The idea of intelligent design isn't properly scientific and it has, by court order, properly been excluded from public school science classrooms, at least legally. Neither is the atheist ideological claim that there is no evidence of design or directionality and that everything is all a matter of random chance and probabilities and the silly putty theory that can be stretched any which way and pick up any image it's pressed into, natural selection. The atheist assertions have not been litigated, of course, but that doesn't change the nature of what they are, an ideological framing imposed on physical evidence for non-scientific purposes. And I will say that whether it's Richard Dawkins and Jerry Coyne doing that or the side I like better, that of people like the late Stephen J. Gould.
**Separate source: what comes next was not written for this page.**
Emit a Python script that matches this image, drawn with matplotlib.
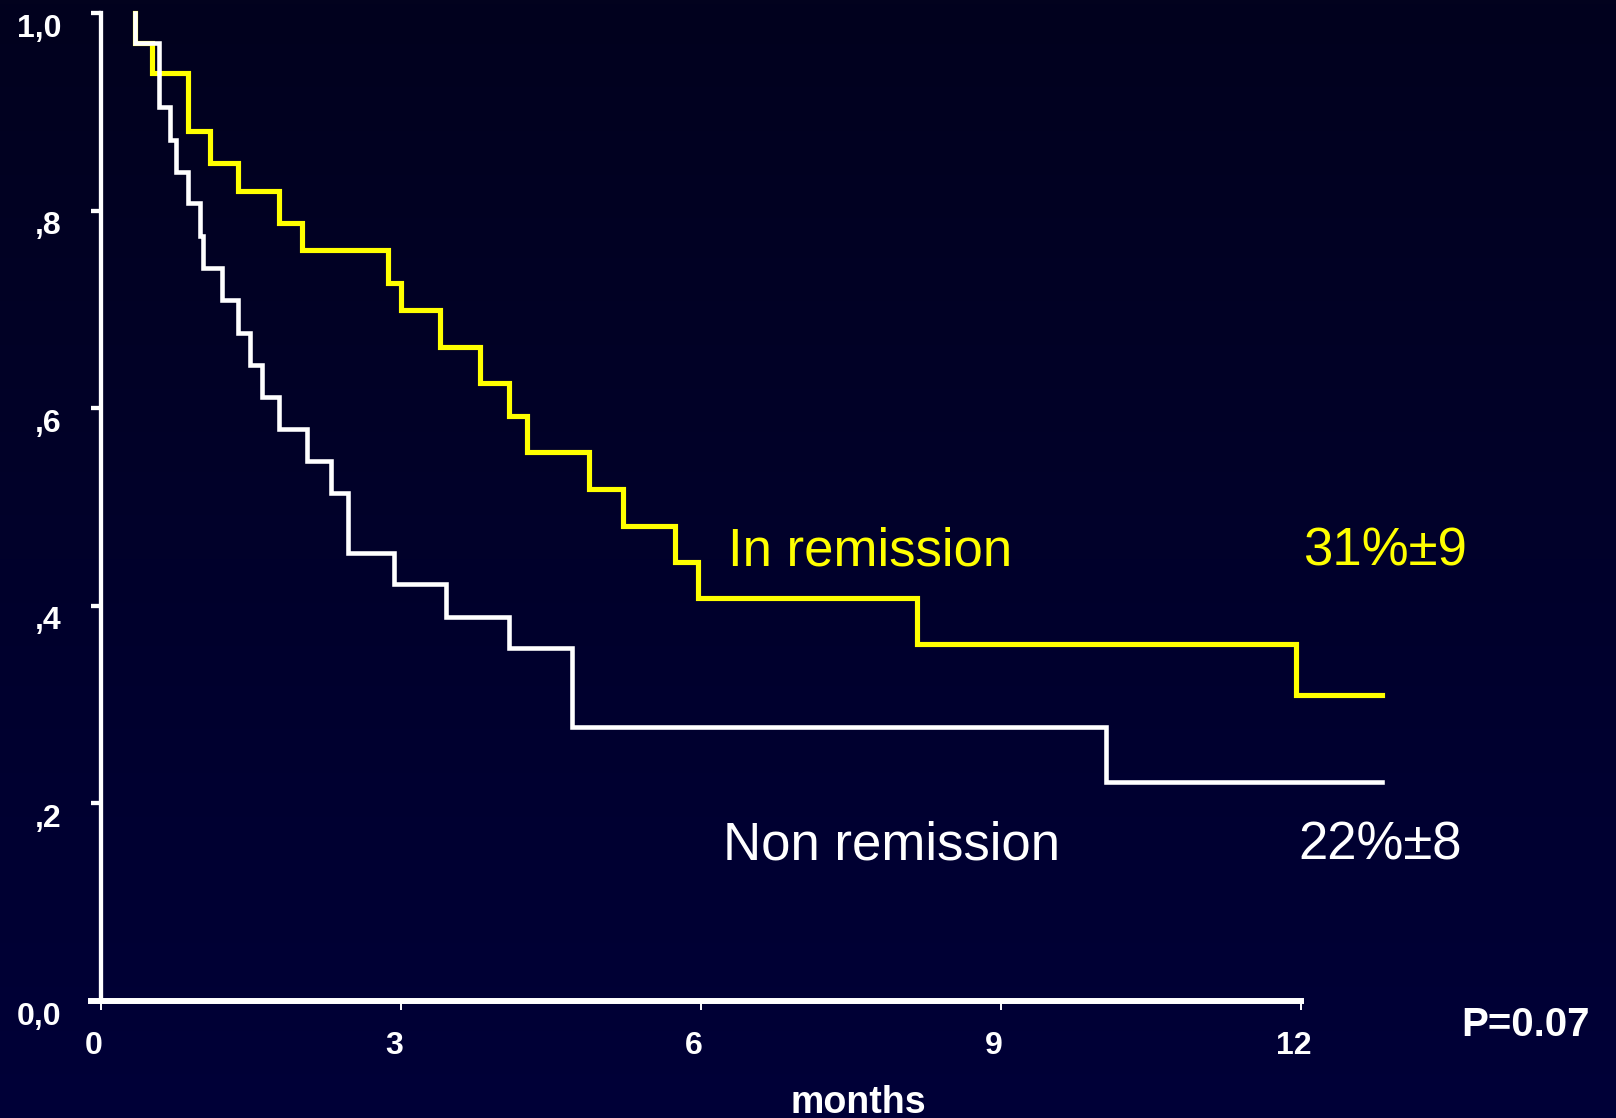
import numpy as np
import matplotlib
matplotlib.use("Agg")
import matplotlib.pyplot as plt
from matplotlib.transforms import ScaledTranslation
from matplotlib.colors import LinearSegmentedColormap

plt.rcParams['font.family'] = ['Liberation Sans', 'DejaVu Sans']

W, H, DPI = 1616, 1118, 100

# Kaplan-Meier estimates: event times (months) and survival after each event
remission_times = [0.34, 0.51, 0.87, 1.09, 1.37, 1.78, 2.01, 2.87, 3.00, 3.39,
                   3.79, 4.08, 4.26, 4.88, 5.22, 5.74, 5.97, 8.16, 11.95]
remission_surv = [0.970, 0.939, 0.881, 0.848, 0.820, 0.787, 0.760, 0.727, 0.699, 0.662,
                  0.626, 0.592, 0.556, 0.518, 0.481, 0.444, 0.408, 0.361, 0.310]
remission_end = 12.81

nonremission_times = [0.34, 0.58, 0.69, 0.75, 0.87, 0.99, 1.02, 1.21, 1.37, 1.49,
                      1.61, 1.78, 2.06, 2.30, 2.47, 2.93, 3.45, 4.08, 4.71, 10.05]
nonremission_surv = [0.970, 0.905, 0.871, 0.839, 0.808, 0.774, 0.742, 0.710, 0.676, 0.644,
                     0.611, 0.579, 0.547, 0.514, 0.453, 0.422, 0.389, 0.357, 0.277, 0.222]
nonremission_end = 12.81

y_ticks = [0.0, 0.2, 0.4, 0.6, 0.8, 1.0]
y_tick_labels = ["0,0", ",2", ",4", ",6", ",8", "1,0"]
x_ticks = [0, 3, 6, 9, 12]
x_tick_labels = ["0", "3", "6", "9", "12"]

YELLOW = "#ffff00"
WHITE = "#ffffff"

fig = plt.figure(figsize=(W / DPI, H / DPI), dpi=DPI)

# vertical navy gradient behind everything
bg = fig.add_axes([0, 0, 1, 1], zorder=-10)
grad = np.linspace(0, 1, 256).reshape(-1, 1)
cmap = LinearSegmentedColormap.from_list("bg", ["#02021e", "#000038"])
bg.imshow(grad, aspect="auto", cmap=cmap, extent=[0, 1, 0, 1], origin="upper")
bg.axis("off")

ax = fig.add_axes([101 / W, (H - 1001) / H, 1300 / W, 988 / H])
ax.set_facecolor("none")
ax.set_xlim(0, 13)
ax.set_ylim(0, 1)


def km_xy(times, surv, end):
    x = [times[0]] + list(times) + [end]
    y = [1.0] + list(surv) + [surv[-1]]
    return x, y


ax.step(*km_xy(remission_times, remission_surv, remission_end), where="post",
        color=YELLOW, lw=3.7, clip_on=False, solid_joinstyle="miter", zorder=3)
ax.step(*km_xy(nonremission_times, nonremission_surv, nonremission_end), where="post",
        color=WHITE, lw=3.3, clip_on=False, solid_joinstyle="miter", zorder=4)

for side in ("top", "right"):
    ax.spines[side].set_visible(False)
ax.spines["left"].set_bounds(0, 1)
ax.spines["left"].set_color(WHITE)
ax.spines["left"].set_linewidth(3.1)
ax.spines["bottom"].set_bounds(-0.1, 12)
ax.spines["bottom"].set_color(WHITE)
ax.spines["bottom"].set_linewidth(4.3)

ax.set_yticks(y_ticks)
ax.set_yticklabels(y_tick_labels, fontweight="bold")
ax.set_xticks(x_ticks)
ax.set_xticklabels(x_tick_labels, fontweight="bold")
ax.tick_params(axis="y", direction="out", length=7.2, width=3.1, color=WHITE,
               labelcolor=WHITE, labelsize=23, pad=21)
ax.tick_params(axis="x", direction="out", length=6.5, width=1.4, color=WHITE,
               labelcolor=WHITE, labelsize=23, pad=15)

for lab in ax.get_yticklabels():
    lab.set_transform(lab.get_transform() + ScaledTranslation(0, -12 / DPI, fig.dpi_scale_trans))
for lab in ax.get_xticklabels():
    lab.set_transform(lab.get_transform() + ScaledTranslation(-7 / DPI, 0, fig.dpi_scale_trans))


def ftext(x, y, s, **kw):
    fig.text(x / W, 1 - y / H, s, **kw)


ftext(858, 1113, "months", ha="center", va="baseline", fontsize=27,
      fontweight="bold", color=WHITE)
ftext(1526, 1025, "P=0.07", ha="center", va="center", fontsize=29,
      fontweight="bold", color=WHITE)

ftext(728, 565, "In remission", ha="left", va="baseline", fontsize=38, color=YELLOW)
ftext(1303, 565, "31%\u00b19", ha="left", va="baseline", fontsize=38, color=YELLOW)
ftext(723, 859, "Non remission", ha="left", va="baseline", fontsize=38, color=WHITE)
ftext(1298, 859, "22%\u00b18", ha="left", va="baseline", fontsize=38, color=WHITE)

fig.savefig("out.png", dpi=DPI)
There is not and never will be enough evidence of the billions of years long history of evolution to support such claims. The extent to which the professionals making a living out of saying things about evolution hold with such things the less legitimate it will be as science and the less reliable anything they say about it will be. Though, since there is no evidence of much of what they assert ideologically, there is no evidence to use to attack them with, either except on the basis that all such stuff is not supported by physical evidence that can be rigorously analyzed and subject to rigorous logical analysis.
At least that's what I've come to conclude is inevitable from the fact of the paucity of evidence as compared to the enormous size of evolution. Prove me wrong about that.